Machine-Learning-Aided Massive Hybrid Analog and Digital MIMO DOA Estimation for Future Wireless Networks

Abstract

Due to a high spatial angle resolution and low circuit cost of massive hybrid analog and digital (HAD) multiple-input multiple-output (MIMO), it is viewed as a valuable green communication technology for future wireless networks. Integrating the massive HAD-MIMO with direction of arrival (DOA) will provide an even ultra-high performance of DOA measurement, which can the fully-digital (FD) MIMO. However, phase ambiguity is a challenge issue for a massive HAD-MIMO DOA estimation.
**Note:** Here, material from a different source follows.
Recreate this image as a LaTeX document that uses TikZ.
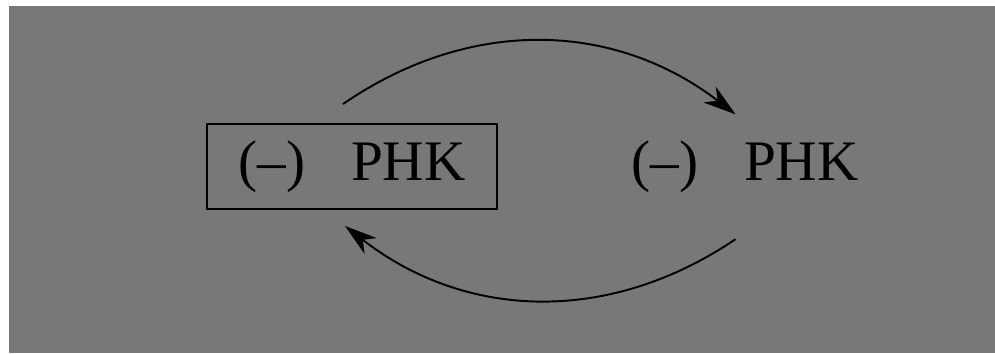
\documentclass[tikz,border=0pt]{standalone}
\usepackage{fontspec}
\setmainfont{Liberation Serif}
\usetikzlibrary{arrows.meta, positioning}
\definecolor{scangray}{RGB}{120,120,120}

\begin{document}
\begin{tikzpicture}[node distance=2cm]
		\useasboundingbox (0,0) rectangle (19.9,7.06);
		\fill[white] (0,0) rectangle (19.9,7.06);
		\fill[scangray] (0.18,0) rectangle (19.9,6.94);
		
		\node[rectangle,draw,line width=1.1pt,minimum width=5.8cm,minimum height=1.7cm,align=center,font=\fontsize{32.6pt}{36pt}\selectfont] (phkL) at (7.04,3.73) {(--)\hspace{0.8em}PHK};
		
		\node[align=center,font=\fontsize{32.6pt}{36pt}\selectfont, right of=phkL, xshift=5.86cm] (phkR) {(--)\hspace{0.8em}PHK};
		
		\draw[line width=1.1pt,-{Stealth[length=0.65cm,width=0.4cm,inset=0.2cm]}] ([xshift=-0.18cm,yshift=0.38cm]phkL.north) to[bend left=36] ([xshift=-0.19cm,yshift=0.4cm]phkR.north);
		\draw[line width=1.1pt,-{Stealth[length=0.65cm,width=0.4cm,inset=0.2cm]}] ([xshift=-0.19cm,yshift=-0.81cm]phkR.south) to[bend left=36] ([xshift=-0.14cm,yshift=-0.32cm]phkL.south);

	\end{tikzpicture}
\end{document}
In this paper, we consider three parts: detection, estimation, and Cramer-Rao lower bound (CRLB). First, a multi-layer-neural-network (MLNN) detector is proposed to infer the existence of emitters. Then, a two-layer HAD (TLHAD) MIMO structure is proposed to estimate the DOA and eliminate phase ambiguity using only one time block. Simulation results show that the proposed MLNN detector is much better than both the existing generalized likelihood ratio test (GRLT) and the ratio of maximum eigen-value (Max-EV) to minimum eigen-value (R-MaxEV-MinEV) in terms of detection probability. Additionally, the proposed TLHAD structure can achieve the corresponding CRLB.